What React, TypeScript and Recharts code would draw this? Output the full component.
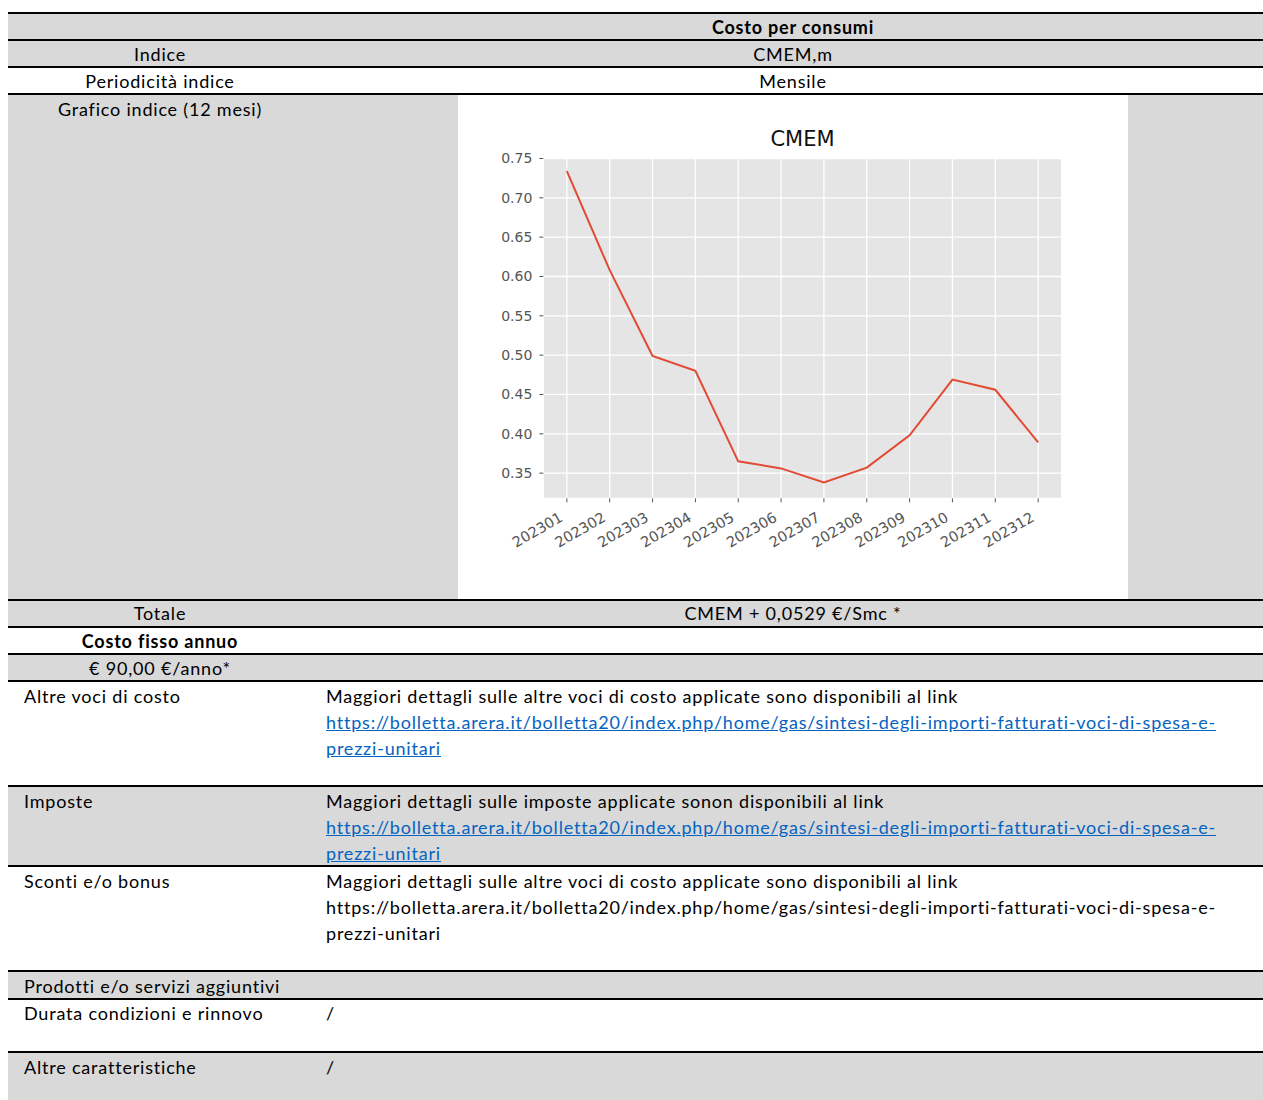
★ ★ ★ ★ ★ ★ ★
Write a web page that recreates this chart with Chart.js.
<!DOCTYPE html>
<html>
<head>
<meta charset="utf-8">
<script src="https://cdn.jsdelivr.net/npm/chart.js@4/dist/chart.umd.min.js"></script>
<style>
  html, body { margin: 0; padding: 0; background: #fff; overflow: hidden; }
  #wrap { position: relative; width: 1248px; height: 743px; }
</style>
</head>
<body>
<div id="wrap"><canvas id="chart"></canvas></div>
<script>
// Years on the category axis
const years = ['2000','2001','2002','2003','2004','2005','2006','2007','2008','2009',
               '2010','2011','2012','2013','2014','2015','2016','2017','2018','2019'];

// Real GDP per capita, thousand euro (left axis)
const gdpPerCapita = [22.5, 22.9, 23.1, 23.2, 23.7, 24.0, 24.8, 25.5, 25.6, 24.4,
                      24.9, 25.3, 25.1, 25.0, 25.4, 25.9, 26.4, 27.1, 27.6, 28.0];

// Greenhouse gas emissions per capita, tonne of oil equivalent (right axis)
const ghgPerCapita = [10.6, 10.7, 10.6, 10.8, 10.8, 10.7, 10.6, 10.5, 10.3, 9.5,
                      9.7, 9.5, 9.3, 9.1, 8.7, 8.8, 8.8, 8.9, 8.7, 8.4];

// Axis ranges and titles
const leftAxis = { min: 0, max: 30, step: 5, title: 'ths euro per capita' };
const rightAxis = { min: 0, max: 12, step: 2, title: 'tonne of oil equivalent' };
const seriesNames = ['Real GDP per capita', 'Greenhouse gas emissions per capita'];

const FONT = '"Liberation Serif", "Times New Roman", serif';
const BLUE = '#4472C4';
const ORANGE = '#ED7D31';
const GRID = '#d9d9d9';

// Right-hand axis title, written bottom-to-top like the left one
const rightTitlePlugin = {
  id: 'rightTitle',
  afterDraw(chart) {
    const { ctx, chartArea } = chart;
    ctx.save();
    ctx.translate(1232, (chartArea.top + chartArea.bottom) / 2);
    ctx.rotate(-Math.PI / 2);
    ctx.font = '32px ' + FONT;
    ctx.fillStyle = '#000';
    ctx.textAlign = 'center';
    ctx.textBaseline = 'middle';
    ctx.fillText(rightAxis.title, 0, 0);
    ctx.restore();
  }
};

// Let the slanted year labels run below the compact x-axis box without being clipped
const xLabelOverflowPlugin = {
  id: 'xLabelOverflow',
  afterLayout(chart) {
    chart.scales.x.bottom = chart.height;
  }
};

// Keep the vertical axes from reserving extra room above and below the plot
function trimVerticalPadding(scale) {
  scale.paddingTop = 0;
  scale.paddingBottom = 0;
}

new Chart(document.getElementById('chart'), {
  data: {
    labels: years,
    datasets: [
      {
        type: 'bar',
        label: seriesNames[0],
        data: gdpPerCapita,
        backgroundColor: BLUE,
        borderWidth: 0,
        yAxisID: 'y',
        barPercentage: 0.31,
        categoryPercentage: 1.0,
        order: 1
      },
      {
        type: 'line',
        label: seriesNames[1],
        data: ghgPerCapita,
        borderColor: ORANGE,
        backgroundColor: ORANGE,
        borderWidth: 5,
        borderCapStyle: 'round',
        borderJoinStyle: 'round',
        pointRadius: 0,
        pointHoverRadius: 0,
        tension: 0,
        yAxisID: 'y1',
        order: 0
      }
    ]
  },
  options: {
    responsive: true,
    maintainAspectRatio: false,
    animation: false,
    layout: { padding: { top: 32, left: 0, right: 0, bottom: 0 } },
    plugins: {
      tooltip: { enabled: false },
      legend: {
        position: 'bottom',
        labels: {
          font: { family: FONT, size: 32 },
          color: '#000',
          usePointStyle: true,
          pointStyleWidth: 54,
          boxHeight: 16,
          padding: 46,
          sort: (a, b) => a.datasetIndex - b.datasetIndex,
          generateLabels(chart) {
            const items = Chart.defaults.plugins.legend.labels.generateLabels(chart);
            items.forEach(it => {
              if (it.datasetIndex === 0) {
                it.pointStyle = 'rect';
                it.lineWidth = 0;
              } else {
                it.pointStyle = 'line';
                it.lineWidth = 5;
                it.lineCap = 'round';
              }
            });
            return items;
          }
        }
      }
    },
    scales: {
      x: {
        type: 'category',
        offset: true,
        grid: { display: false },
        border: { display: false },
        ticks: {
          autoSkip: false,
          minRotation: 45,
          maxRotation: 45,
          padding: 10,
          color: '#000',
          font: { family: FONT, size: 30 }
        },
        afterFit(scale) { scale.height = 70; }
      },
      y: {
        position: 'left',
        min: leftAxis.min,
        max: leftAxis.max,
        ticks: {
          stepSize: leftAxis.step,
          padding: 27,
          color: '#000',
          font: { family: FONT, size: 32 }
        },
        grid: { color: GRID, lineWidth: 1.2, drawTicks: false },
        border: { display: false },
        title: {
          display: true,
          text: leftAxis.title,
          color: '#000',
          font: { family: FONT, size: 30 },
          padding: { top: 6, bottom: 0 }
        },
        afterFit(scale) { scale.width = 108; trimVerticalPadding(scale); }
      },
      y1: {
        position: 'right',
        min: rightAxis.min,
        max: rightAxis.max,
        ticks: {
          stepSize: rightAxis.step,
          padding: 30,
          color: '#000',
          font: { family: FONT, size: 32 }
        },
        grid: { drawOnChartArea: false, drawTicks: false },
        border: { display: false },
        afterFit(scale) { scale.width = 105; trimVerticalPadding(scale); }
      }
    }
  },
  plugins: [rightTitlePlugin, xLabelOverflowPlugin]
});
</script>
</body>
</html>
★ ★ ★ ★ ★ ★ ★
→ What you need to do: Check every line of the data, and copy the ones that contain "this".

→ Complete output:
What React, TypeScript and Recharts code would draw this? Output the full component.
Write a web page that recreates this chart with Chart.js.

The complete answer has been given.